Yves Rossier’s  comment shows clearly: the belief that all the money earned by a family belongs automatically to the husband, that proper jobs are paid jobs and that family work is not only poor work but no work at all is still quite alive. Despite all the commitments to free and equal human dignity presumably nobody has totally ceased to distinguish between higher important proper valuable “male” and lower unimportant dirty worthless “female” spheres and activities. Most people still strive to rise above the “dirt” of their born bodily needy mortal existence to the higher clean realms of spirit, theory and “proper” well-paid work, preferably in an air-conditioned clean office high above the ground. Socrates already did this when he, shortly before his death, first sent his wife and little son home and then praised the infinite eternal spaces he was going to enter after he left behind all the limits, impurities and sufferings of real born human life down on earth.

So, the distinction between dirty work and proper work can be understood as one expression of the deeply entrenched belief that the world we live in contains higher spiritual and lower bodily spheres and activities. Those who do the dirty work are still thought to belong to the inferior part of the human species – slaves, migrants and females – who are not born to be free but to work in order to produce the “independence” of their masters by dealing with the embarrassing, yet unavoidable physical realities of their human existence: birth, shit, sweat, vulnerability, illness, sleep, hunger etc.
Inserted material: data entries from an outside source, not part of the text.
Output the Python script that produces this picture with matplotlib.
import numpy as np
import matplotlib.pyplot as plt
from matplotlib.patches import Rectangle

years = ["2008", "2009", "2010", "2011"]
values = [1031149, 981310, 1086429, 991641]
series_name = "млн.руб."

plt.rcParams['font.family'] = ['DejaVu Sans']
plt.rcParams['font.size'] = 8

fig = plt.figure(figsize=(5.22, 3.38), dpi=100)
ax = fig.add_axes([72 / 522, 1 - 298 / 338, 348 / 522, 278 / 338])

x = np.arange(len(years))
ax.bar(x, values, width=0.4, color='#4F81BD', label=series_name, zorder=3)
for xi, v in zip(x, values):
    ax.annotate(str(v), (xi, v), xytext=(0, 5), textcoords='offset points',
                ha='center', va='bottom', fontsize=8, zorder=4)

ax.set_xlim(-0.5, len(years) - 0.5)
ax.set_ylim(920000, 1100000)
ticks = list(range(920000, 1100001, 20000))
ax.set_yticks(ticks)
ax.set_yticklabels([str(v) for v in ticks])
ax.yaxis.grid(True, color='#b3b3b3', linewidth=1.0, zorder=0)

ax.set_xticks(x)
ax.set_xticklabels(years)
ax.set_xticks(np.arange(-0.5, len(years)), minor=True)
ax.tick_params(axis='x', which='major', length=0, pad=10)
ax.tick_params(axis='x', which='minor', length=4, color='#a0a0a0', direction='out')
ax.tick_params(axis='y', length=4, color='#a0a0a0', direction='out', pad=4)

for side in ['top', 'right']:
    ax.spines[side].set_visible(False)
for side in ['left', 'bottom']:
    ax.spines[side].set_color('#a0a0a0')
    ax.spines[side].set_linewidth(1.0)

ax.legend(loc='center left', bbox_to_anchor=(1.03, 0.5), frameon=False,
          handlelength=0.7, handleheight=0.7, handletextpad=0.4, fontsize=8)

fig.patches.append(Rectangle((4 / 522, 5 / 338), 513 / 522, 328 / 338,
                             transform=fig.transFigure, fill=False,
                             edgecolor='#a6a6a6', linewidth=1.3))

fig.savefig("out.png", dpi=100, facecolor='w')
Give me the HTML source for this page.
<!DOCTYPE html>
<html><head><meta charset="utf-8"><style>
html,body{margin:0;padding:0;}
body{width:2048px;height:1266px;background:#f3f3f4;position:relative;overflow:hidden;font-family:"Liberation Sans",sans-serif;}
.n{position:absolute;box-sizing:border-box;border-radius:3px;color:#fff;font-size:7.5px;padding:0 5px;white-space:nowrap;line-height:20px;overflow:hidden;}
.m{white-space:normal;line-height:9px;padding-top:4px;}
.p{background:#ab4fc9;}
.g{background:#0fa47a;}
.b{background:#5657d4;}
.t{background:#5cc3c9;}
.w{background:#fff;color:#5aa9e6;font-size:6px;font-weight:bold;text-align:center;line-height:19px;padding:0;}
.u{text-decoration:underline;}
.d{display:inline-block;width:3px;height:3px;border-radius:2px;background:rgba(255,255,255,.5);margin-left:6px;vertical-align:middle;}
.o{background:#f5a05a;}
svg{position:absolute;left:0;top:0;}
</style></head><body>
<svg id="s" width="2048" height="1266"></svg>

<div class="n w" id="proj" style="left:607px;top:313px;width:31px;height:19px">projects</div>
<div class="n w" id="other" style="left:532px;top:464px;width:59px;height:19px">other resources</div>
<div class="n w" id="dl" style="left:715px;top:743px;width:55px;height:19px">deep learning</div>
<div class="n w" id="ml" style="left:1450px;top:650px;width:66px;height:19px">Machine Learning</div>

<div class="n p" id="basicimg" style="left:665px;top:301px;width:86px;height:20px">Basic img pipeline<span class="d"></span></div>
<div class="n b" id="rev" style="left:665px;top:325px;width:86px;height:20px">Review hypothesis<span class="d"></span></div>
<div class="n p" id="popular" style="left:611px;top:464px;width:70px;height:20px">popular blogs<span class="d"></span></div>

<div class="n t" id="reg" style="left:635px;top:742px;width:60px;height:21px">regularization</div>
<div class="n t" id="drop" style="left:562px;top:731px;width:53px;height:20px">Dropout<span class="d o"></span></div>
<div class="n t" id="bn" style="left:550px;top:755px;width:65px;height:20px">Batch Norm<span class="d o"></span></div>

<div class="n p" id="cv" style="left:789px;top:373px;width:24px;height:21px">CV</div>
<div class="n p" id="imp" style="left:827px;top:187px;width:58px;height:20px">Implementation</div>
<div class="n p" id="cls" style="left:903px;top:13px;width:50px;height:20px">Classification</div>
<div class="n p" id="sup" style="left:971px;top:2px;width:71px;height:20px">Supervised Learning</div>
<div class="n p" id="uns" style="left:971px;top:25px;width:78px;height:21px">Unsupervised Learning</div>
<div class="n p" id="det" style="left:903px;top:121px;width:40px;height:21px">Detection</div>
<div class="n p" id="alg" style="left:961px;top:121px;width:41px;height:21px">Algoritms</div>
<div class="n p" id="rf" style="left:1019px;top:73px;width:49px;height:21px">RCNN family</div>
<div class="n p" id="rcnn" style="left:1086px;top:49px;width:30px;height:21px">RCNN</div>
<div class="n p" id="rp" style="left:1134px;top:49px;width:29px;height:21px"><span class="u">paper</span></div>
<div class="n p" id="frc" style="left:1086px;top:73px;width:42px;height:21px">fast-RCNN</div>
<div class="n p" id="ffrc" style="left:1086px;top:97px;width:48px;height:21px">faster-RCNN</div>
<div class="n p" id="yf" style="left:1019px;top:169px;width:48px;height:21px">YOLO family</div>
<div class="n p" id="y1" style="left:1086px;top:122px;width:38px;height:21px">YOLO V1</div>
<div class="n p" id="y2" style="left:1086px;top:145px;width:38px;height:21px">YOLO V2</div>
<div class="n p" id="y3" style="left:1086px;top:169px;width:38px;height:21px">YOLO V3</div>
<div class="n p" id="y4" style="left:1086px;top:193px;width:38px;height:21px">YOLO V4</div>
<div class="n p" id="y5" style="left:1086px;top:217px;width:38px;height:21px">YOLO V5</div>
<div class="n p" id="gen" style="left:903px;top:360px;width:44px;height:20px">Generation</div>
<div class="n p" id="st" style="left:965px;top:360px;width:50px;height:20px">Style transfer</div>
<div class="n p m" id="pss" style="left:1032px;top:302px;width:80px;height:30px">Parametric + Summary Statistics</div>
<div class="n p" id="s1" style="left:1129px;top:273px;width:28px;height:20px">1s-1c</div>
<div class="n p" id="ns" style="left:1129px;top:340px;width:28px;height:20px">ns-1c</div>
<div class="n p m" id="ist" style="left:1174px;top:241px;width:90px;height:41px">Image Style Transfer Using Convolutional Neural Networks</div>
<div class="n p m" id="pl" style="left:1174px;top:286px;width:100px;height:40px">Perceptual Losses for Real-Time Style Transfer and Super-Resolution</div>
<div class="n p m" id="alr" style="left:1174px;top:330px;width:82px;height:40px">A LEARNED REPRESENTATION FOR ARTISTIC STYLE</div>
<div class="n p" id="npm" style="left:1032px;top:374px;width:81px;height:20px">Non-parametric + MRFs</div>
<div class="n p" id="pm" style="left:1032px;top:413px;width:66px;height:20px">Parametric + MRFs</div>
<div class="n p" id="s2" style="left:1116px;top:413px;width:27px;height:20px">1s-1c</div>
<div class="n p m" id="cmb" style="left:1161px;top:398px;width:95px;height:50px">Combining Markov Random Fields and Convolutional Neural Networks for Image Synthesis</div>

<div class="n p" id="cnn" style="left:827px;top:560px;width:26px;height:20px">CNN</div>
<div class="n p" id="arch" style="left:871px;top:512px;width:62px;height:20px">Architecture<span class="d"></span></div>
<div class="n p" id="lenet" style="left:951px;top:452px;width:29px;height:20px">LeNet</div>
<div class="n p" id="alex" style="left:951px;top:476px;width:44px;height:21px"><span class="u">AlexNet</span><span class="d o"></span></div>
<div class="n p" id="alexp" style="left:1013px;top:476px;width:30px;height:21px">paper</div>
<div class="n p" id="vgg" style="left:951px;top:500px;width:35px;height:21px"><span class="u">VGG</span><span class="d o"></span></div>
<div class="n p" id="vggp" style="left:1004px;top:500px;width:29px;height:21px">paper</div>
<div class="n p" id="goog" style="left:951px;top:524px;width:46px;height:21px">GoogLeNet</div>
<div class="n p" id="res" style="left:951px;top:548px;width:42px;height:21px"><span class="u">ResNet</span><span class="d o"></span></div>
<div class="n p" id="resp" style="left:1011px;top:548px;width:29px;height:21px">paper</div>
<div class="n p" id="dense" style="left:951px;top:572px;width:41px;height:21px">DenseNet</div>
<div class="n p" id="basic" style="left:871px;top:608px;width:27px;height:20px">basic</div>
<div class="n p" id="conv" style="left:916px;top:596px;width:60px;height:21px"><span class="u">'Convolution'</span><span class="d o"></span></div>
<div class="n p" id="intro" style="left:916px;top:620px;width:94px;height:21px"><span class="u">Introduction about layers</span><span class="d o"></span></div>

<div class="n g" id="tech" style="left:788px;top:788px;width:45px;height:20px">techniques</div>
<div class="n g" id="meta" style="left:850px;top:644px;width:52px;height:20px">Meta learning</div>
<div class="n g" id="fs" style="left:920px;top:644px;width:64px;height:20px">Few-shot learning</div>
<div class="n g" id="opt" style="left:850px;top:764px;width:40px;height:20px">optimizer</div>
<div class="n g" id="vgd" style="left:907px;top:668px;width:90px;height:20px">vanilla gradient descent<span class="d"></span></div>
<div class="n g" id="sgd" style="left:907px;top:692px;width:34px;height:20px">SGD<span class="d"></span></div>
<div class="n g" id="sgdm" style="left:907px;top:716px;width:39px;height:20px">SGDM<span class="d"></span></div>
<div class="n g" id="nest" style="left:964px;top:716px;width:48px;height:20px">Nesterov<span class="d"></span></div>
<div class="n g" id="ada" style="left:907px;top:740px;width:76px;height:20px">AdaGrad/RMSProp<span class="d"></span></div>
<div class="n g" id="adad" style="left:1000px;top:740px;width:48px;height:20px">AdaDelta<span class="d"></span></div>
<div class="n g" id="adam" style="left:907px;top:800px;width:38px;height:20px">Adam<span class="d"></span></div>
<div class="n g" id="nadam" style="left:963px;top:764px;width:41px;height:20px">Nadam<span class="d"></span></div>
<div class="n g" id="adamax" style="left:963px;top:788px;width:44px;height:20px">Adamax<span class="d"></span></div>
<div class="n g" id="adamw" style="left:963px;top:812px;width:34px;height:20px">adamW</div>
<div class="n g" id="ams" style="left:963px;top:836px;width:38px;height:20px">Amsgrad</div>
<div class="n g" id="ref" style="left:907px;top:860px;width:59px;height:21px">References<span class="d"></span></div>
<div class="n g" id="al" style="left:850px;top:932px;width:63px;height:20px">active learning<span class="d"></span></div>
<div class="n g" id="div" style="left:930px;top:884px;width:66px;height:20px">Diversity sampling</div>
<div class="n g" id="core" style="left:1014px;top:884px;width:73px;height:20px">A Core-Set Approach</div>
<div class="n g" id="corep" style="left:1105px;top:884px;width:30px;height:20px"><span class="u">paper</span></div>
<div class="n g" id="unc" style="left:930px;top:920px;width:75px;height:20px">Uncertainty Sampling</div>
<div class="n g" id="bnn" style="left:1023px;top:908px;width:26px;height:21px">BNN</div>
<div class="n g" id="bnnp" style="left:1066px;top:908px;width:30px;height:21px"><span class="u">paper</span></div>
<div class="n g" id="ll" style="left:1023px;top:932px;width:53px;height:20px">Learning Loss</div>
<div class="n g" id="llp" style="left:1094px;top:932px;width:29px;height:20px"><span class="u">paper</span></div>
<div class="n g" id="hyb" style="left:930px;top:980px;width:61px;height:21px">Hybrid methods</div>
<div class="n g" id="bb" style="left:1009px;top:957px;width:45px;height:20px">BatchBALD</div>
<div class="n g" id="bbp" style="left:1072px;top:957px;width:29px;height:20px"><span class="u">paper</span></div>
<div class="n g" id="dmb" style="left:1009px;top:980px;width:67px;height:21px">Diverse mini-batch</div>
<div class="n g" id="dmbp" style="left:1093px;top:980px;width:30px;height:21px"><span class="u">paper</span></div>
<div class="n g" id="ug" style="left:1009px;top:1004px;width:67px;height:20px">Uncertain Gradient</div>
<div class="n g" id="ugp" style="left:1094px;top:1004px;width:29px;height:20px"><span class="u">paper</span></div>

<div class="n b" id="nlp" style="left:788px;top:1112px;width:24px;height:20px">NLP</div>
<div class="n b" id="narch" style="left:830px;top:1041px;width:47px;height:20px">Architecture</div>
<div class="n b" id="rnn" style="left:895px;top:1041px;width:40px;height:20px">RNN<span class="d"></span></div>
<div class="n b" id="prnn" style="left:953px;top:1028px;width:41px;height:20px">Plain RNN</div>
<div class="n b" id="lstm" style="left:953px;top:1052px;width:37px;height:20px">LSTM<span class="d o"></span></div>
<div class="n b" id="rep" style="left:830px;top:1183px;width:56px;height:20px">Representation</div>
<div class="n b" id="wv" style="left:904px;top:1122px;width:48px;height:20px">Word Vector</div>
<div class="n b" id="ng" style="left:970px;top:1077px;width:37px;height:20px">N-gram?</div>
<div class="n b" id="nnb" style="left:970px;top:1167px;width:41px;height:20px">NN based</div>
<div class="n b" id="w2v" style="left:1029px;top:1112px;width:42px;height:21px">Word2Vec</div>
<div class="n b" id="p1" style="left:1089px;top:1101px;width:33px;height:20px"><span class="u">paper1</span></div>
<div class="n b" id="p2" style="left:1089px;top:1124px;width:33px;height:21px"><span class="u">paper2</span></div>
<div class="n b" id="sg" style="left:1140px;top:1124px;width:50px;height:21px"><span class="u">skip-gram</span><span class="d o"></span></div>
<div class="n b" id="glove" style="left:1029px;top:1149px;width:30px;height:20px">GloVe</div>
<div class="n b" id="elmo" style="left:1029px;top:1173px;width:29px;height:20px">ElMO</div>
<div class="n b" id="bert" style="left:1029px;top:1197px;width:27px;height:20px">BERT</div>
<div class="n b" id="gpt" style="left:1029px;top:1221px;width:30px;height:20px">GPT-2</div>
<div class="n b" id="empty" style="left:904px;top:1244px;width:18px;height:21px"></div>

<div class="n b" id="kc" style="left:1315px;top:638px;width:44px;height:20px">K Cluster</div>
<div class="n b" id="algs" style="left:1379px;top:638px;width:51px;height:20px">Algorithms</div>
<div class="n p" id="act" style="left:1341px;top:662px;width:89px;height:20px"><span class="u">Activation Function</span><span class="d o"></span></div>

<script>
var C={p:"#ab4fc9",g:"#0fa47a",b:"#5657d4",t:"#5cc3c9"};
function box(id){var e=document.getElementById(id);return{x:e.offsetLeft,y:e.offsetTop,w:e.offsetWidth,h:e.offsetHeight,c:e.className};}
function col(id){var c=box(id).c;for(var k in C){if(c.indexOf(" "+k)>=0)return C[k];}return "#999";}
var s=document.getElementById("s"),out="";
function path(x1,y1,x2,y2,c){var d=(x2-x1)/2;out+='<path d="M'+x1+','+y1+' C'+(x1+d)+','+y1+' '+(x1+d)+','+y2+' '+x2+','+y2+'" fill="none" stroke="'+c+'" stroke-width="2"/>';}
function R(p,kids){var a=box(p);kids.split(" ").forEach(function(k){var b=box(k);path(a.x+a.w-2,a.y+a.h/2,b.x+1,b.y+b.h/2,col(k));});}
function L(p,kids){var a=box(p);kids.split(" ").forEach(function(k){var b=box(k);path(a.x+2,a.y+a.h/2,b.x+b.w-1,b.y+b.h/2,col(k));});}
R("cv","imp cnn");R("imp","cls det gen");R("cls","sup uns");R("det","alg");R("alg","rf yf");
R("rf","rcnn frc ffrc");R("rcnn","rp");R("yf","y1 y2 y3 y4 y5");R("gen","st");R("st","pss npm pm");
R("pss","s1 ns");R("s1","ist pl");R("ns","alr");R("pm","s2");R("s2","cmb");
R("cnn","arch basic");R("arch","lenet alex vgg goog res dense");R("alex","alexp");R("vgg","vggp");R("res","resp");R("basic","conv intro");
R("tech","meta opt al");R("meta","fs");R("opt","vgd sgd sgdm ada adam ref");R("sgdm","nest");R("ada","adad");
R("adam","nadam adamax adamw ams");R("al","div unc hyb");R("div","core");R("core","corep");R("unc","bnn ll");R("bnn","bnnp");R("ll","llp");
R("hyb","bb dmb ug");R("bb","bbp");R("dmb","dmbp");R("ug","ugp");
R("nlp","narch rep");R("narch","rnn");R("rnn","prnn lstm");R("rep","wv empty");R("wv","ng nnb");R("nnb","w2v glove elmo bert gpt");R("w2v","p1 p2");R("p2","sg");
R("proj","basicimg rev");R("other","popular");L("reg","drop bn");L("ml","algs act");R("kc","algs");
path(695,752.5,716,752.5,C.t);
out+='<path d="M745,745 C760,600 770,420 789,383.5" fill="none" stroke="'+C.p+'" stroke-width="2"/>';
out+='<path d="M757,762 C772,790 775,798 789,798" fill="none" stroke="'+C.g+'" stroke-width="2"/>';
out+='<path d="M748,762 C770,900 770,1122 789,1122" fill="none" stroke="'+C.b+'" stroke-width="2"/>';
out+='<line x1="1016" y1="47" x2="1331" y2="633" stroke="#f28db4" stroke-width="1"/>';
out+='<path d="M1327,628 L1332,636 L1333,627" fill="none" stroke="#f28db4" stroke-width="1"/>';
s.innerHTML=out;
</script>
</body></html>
In order to keep these realities as invisible as possible they are labeled as “dirt” that should not be touched by free individuals.

Ora et labora

There has always been non-dualistic wisdom in the world. Many nuns and monks, for example, in their unisexual communities did not attribute freedom and rule to superior exemplars of the human species, service and dirt to inferior ones, but led their lives by the principle “ora et labora”. This means that everybody dedicates a portion of his or her lifetime to the maintenance of the physical existence of a given community, another portion to contemplation and theory. No matter if this holistic lifestyle has ever been practiced ideally or not it can serve as a model for the post-dualistic order that will soon come into existence again.

Many family farms and pre- or postpatriarchal households in fact follow non-dualistic rules insofar as nobody is forced to do dirty work all the time, but everybody switches between different activities: No smallholder will muck out stables all day but has to do different things during a day, week or year: sowing, harvesting, fertilizing, watering, praying, threshing, feeding, calculating, selling, repairing things … And I myself, as a freelance postpatriarchal housewife and writer, do not clean toilets all day as does a lavatory attendant. I also prepare meals, go shopping, wash, iron, listen to family members, eat, sleep, read, write, earn money, pray, sing, travel and so on. The so-called “dirty work” could be re-perceived and re-organized as a real necessary part of real human life among others that will not be delegated to “lower” members of the human species any more.

What is the meaning of life? Certainly not that one part of humanity thinks to be superior to the other passing all the tasks of fulfilling physical needs to slaves while the other is excluded from control, freedom, contemplation and enjoyment. Rather the meaning and joy of life could be rediscovered in a society in which all humans accept that they are equally free and dependent, creative, cultural as well as needy  and born naked into this world.

So, will the notion and the fear of “dirty work” eventually dissolve in a human society which abandons the worldview of Socrates, Platon and Aritoteles, following the rules of a newly conceived “ora et labora”?